Saint Laurent Rive Gauche plaid skirt (thrifted, $13) – Another little piece of fashion history. 2019 was the Year of the Skirt for me, and this was one of the items that pushed me to embrace midi skirts. I adore this skirt and it’s one of those things I can legitimately see myself (or my daughter) wearing in 10-15 years’ time.

Ralph Lauren plaid skirt (thrifted, $6.50) – The skirt for all my grown-up princess-dress-up dreams. It’s double layered luscious silk, and I love how it swishes when I walk. It’s wearable for my daily life but just that extra bit special.

Zara green leather skirt (thrifted, $11) – I don’t love the quality of this skirt (it’s okay for being fast fashion) but I love the aesthetic. I’ve worn it a lot and I have to admit that it’s holding up well. I don’t opt for the pencil skirt silhouette very often these days, but this skirt adds an edge to it that I really like.

Australian brand skirt (thrifted, $8) – A random brand from Australia that I’d never heard about, but I was immediately sold on the draping details. It has a certain Vivienne Westwood flair to it, but I can wear it to work without feeling like I’m being unacceptably “extra”. [A little bit extra is basically my whole aesthetic.]

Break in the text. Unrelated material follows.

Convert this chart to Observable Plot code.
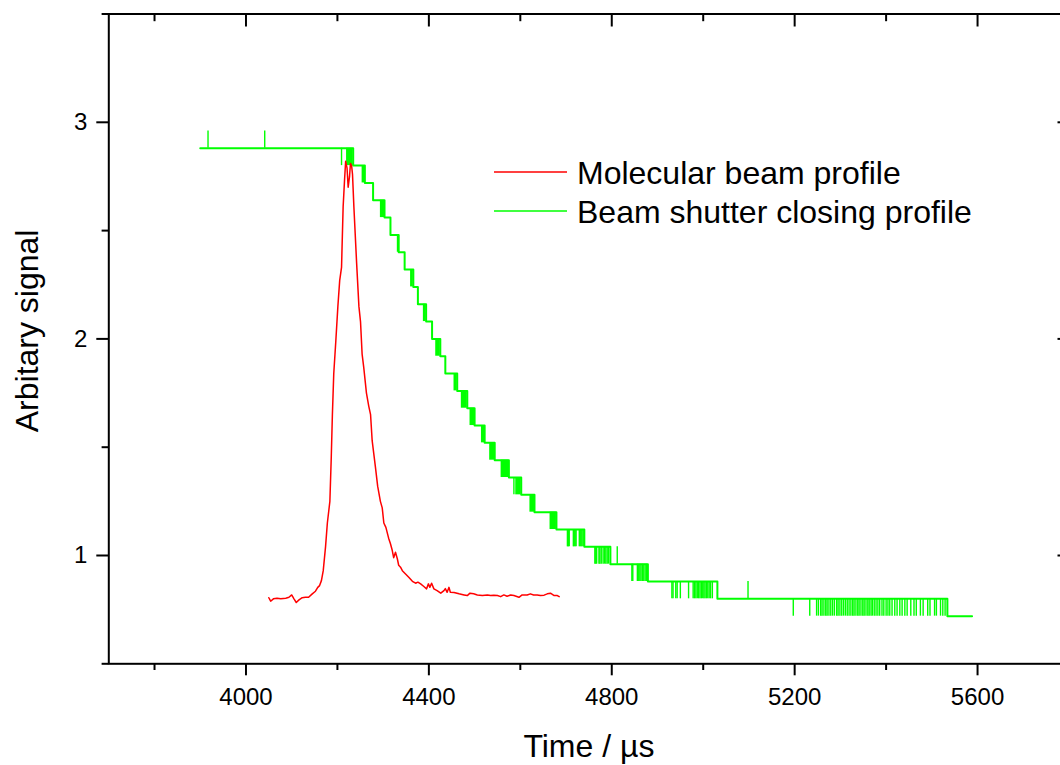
<!DOCTYPE html>
<html>
<head>
<meta charset="utf-8">
<script src="https://cdn.jsdelivr.net/npm/d3@7"></script>
<script src="https://cdn.jsdelivr.net/npm/@observablehq/plot@0.6"></script>
<style>
html, body { margin: 0; padding: 0; overflow: hidden; background: #fff; }
#wrap { position: relative; width: 1060px; height: 765px; overflow: hidden; }
#wrap svg { max-width: none; }
</style>
</head>
<body>
<div id="wrap"></div>
<script>
// ---- axis ticks ----
const xMajorTicks = [4000, 4400, 4800, 5200, 5600];
const xMinorTicks = [3800, 4200, 4600, 5000, 5400, 5800];
const yMajorTicks = [1, 2, 3];
const yMinorTicks = [0.5, 1.5, 2.5, 3.5];
const xTitle = "Time / µs";
const yTitle = "Arbitary signal";
const seriesNames = ["Molecular beam profile", "Beam shutter closing profile"];
const seriesColors = ["#ff0000", "#00ff00"];

// ---- Molecular beam profile (red) ----
const moleculeTime = [4050, 4054, 4060, 4068, 4076, 4087, 4094, 4100, 4105, 4110,
  4116, 4123, 4130, 4137, 4145, 4152, 4157, 4161, 4165, 4169,
  4174, 4178, 4183.5, 4186.5, 4189, 4192, 4196.5, 4201, 4205, 4209,
  4212.5, 4215.5, 4218, 4221, 4223.5, 4226.5, 4228.5, 4231, 4233, 4236,
  4242, 4247, 4250.5, 4254, 4257.5, 4263.5, 4268.5, 4272.5, 4276, 4279.5,
  4283, 4288, 4294, 4298, 4301.5, 4306, 4312, 4316, 4320, 4323,
  4327, 4331, 4334, 4338, 4342, 4349, 4356, 4364, 4371, 4376,
  4382, 4389, 4395, 4399, 4402, 4406, 4411, 4418, 4426, 4433,
  4436, 4440, 4444, 4447, 4455, 4466, 4477, 4484, 4490, 4498,
  4506, 4517, 4528, 4535, 4542, 4550, 4557, 4564, 4571, 4579,
  4586, 4597, 4604, 4615, 4622, 4629, 4637, 4644, 4652, 4659,
  4666, 4674, 4681, 4685];
const moleculeSignal = [0.805, 0.789, 0.800, 0.803, 0.800, 0.803, 0.807, 0.818, 0.800, 0.783,
  0.795, 0.805, 0.807, 0.807, 0.823, 0.835, 0.853, 0.861, 0.884, 0.93,
  1.04, 1.15, 1.25, 1.45, 1.65, 1.84, 1.99, 2.15, 2.27, 2.33,
  2.61, 2.73, 2.82, 2.79, 2.70, 2.75, 2.81, 2.80, 2.76, 2.61,
  2.35, 2.15, 2.08, 1.93, 1.87, 1.75, 1.69, 1.65, 1.53, 1.47,
  1.41, 1.32, 1.25, 1.22, 1.15, 1.13, 1.08, 1.054, 1.023, 0.99,
  1.015, 0.985, 0.955, 0.946, 0.93, 0.915, 0.90, 0.881, 0.872, 0.877,
  0.869, 0.857, 0.846, 0.869, 0.853, 0.872, 0.846, 0.838, 0.826, 0.838,
  0.847, 0.83, 0.853, 0.83, 0.829, 0.823, 0.818, 0.815, 0.826, 0.823,
  0.818, 0.815, 0.818, 0.815, 0.817, 0.815, 0.81, 0.818, 0.812, 0.818,
  0.815, 0.807, 0.818, 0.818, 0.823, 0.818, 0.818, 0.815, 0.817, 0.823,
  0.826, 0.815, 0.815, 0.81];

// ---- Beam shutter closing profile (green): step levels ----
const shutterTime = [3900, 4234.5, 4260, 4278, 4303, 4316, 4334, 4347, 4366, 4376,
  4394, 4407, 4425, 4436, 4462, 4484, 4500, 4522, 4544, 4575,
  4602, 4631, 4679, 4740, 4797, 4879, 5031, 5534, 5588];
const shutterLevel = [2.88, 2.80, 2.72, 2.64, 2.56, 2.48, 2.40, 2.32, 2.24, 2.16,
  2.08, 2.00, 1.92, 1.84, 1.76, 1.68, 1.60, 1.52, 1.44, 1.36,
  1.28, 1.20, 1.12, 1.04, 0.96, 0.88, 0.80, 0.72, 0.72];
// dense flicker between two levels: [start, end, upper, lower]
const shutterBands = [
  [4220, 4234.5, 2.88, 2.80], [4254, 4260, 2.80, 2.72], [4294, 4303, 2.64, 2.56],
  [4331, 4334, 2.48, 2.40], [4360, 4366, 2.32, 2.24], [4388, 4394, 2.16, 2.08],
  [4415, 4425, 2.00, 1.92], [4455, 4462, 1.84, 1.76], [4471, 4484, 1.76, 1.68],
  [4490, 4500, 1.68, 1.60], [4515, 4522, 1.60, 1.52], [4533, 4544, 1.52, 1.44],
  [4558, 4575, 1.44, 1.36], [4590, 4602, 1.36, 1.28], [4621, 4631, 1.28, 1.20],
  [4665, 4679, 1.20, 1.12]];
// single flicker spikes: [from level, to level, times]
const shutterFlicker = [
  [2.88, 2.96, [3917, 4041]],
  [2.88, 2.80, [4209]],
  [1.36, 1.28, [4586]],
  [1.12, 1.04, [4703, 4705, 4707, 4716, 4718, 4720, 4722, 4729, 4731, 4733, 4735, 4737.5]],
  [1.04, 0.96, [4763, 4765, 4767, 4772, 4774, 4777, 4781, 4784, 4787, 4790, 4793]],
  [0.96, 1.04, [4812]],
  [0.96, 0.88, [4844, 4846, 4856, 4859, 4861.5, 4864, 4867, 4870, 4873, 4876]],
  [0.88, 0.80, [4931.5, 4934, 4940, 4943, 4950, 4968, 4978, 4981, 4984, 4987, 4990,
                4993, 4996, 4999, 5001.5, 5004, 5007, 5010, 5013, 5016, 5020]],
  [0.80, 0.88, [5098]],
  [0.80, 0.72, [5197, 5233, 5248, 5252, 5257, 5260, 5264, 5268, 5271, 5275, 5279, 5283,
                5287, 5292, 5295, 5299, 5303, 5307, 5311, 5315, 5319, 5323, 5327, 5330,
                5334, 5338, 5341, 5345, 5349, 5352, 5356, 5360, 5363, 5367, 5370, 5374,
                5378, 5382, 5386, 5391, 5395, 5400, 5404, 5408, 5413, 5419, 5424, 5430,
                5435, 5441, 5446, 5454, 5461, 5466, 5475, 5481, 5491, 5496, 5506, 5510,
                5519, 5524, 5529]]];

// ---- build tables ----
const redRows = moleculeTime.map((t, i) => ({t, v: moleculeSignal[i]}));
const greenRows = shutterTime.map((t, i) => ({t, v: shutterLevel[i]}));
const bandRows = shutterBands.map(([x1, x2, a, b]) => ({x1, x2, a, b}));
const spikeRows = shutterFlicker.flatMap(([a, b, ts]) => ts.map(t => ({t, a, b})));

const red = seriesColors[0], green = seriesColors[1];
const FONT = "'Liberation Sans', Arial, Helvetica, sans-serif";
const noText = () => "";

const chart = Plot.plot({
  width: 1069,
  height: 765,
  marginLeft: 108.3,
  marginRight: 0.5,
  marginTop: 13.5,
  marginBottom: 101.7,
  x: {domain: [3700, 5800]},
  y: {domain: [0.5, 3.5]},
  style: {fontFamily: FONT, color: "black", background: "white", overflow: "visible"},
  marks: [
    Plot.rect(bandRows, {x1: "x1", x2: "x2", y1: "a", y2: "b", fill: green}),
    Plot.ruleX(spikeRows, {x: "t", y1: "a", y2: "b", stroke: green, strokeWidth: 1.4}),
    Plot.line(greenRows, {x: "t", y: "v", curve: "step-after", stroke: green, strokeWidth: 2}),
    Plot.line(redRows, {x: "t", y: "v", stroke: red, strokeWidth: 1.5}),
    Plot.frame({stroke: "black", strokeWidth: 2}),
    // bottom axis
    Plot.axisX({anchor: "bottom", ticks: xMajorTicks, tickSize: 12, tickPadding: 12, fontSize: 24,
      tickFormat: d3.format("d"), label: null, strokeWidth: 2}),
    Plot.axisX({anchor: "bottom", ticks: xMinorTicks, tickSize: 6.7, tickFormat: noText, label: null, strokeWidth: 2}),
    // top axis (inward ticks)
    Plot.axisX({anchor: "top", ticks: xMajorTicks, tickSize: -12, tickFormat: noText, label: null, strokeWidth: 2}),
    Plot.axisX({anchor: "top", ticks: xMinorTicks, tickSize: -6.7, tickFormat: noText, label: null, strokeWidth: 2}),
    // left axis
    Plot.axisY({anchor: "left", ticks: yMajorTicks, tickSize: 12, tickPadding: 9.5, fontSize: 24,
      tickFormat: d3.format("d"), label: null, strokeWidth: 2}),
    Plot.axisY({anchor: "left", ticks: yMinorTicks, tickSize: 6.7, tickFormat: noText, label: null, strokeWidth: 2}),
    // right axis (inward ticks)
    Plot.axisY({anchor: "right", ticks: yMajorTicks, tickSize: -12, tickFormat: noText, label: null, strokeWidth: 2}),
    Plot.axisY({anchor: "right", ticks: yMinorTicks, tickSize: -6.7, tickFormat: noText, label: null, strokeWidth: 2}),
    // axis titles
    Plot.text([xTitle], {text: d => d, frameAnchor: "bottom", lineAnchor: "middle", textAnchor: "middle",
      dy: 82.5, fontSize: 32, fill: "black"}),
    Plot.text([yTitle], {text: d => d, frameAnchor: "left", lineAnchor: "middle", textAnchor: "middle",
      rotate: -90, dx: -81.5, dy: -8, fontSize: 32, fill: "black"})
  ]
});
chart.style.maxWidth = "none";
document.getElementById("wrap").appendChild(chart);

// ---- legend overlay ----
const legend = d3.select("#wrap").append("svg")
  .attr("width", 1060).attr("height", 765)
  .style("position", "absolute").style("left", "0px").style("top", "0px")
  .style("pointer-events", "none");
seriesNames.forEach((name, i) => {
  const cy = 172 + 39 * i;
  legend.append("line").attr("x1", 494).attr("x2", 567).attr("y1", cy).attr("y2", cy)
    .attr("stroke", seriesColors[i]).attr("stroke-width", 1.5);
  legend.append("text").attr("x", 577).attr("y", cy + 11.5)
    .attr("font-family", FONT).attr("font-size", 32).attr("fill", "black").text(name);
});
</script>
</body>
</html>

Issey Miyake dress (secondhand, $580) – Apart from my wedding dress almost 10 years ago (and my designer bags), this was the single most expensive clothing purchase I’ve ever made. But it was so worth it. This is the dress I could wear every day, and the one I would ask to be buried in. It fits like a dream, makes me feel like a million bucks, and can be dressed up or down for almost every occasion. It’s one of my fave pieces ever, not just of 2019.

Cartonnier faux fur collar jacket (thrifted, $20) – I love this little cropped jacket; it makes me feel a little bit cooler every time I wear it.

Mackage leather jacket (thrifted, $50) – A lucky score during a thrift sale day; this is a practically new, in perfect condition. I love leather jackets, and this one has the thickest, nicest leather – and it’s very warm as well.

Favourite accessories: Napoleoni flats (thrifted, $6); Rafael jewelry (all secondhand); beaded clutch (thrifted, $10).

Worst Purchases of 2019

Staring at Stars fur vest (thrifted, $16.50) – I love this in principle, but in action it makes me look like Chewbacca. I just don’t think I can pull it off. I will either keep this as a potential Halloween costume, or swap/donate it. I have no pictures of this because I haven’t worn it.

Elevenses linen coat (thrifted, $10) – A lovely coat that I’ve worn a few times, but not my style. I will probably either consign or try to sell it directly next spring.

H&M jacquard jacket (secondhand, $40) – I fell in love with the idea of this coat but later realized that it’s not particularly versatile for my lifestyle. If I had paid $10 for at the thrift store, it wouldn’t be as big of a deal. But I bought it from a reseller and paid quite a bit more than I would normally spend on a (non-leather) coat, especially from a fast fashion brand – hence some buyer’s remorse on my part.

MSGM mini skirt (thrifted, $13) – I was seduced by the label (and the fact it was new with tags) and ignored that it was (a) too short, (b) not really my style. I never wore this, and didn’t end up selling it, so I re-donated it.

Isabel Marant blouse (thrifted, $13) – same deal as above. Not really my style, but I was simply too excited to find a “cool girl” label. If I don’t end up selling it next spring, I may end up giving it another try out of sheer contrariness. Or just putting it in my annual clothing swap. Sigh.

Your turn: What were your best and worst purchases of 2019, and what if anything did you learn from them?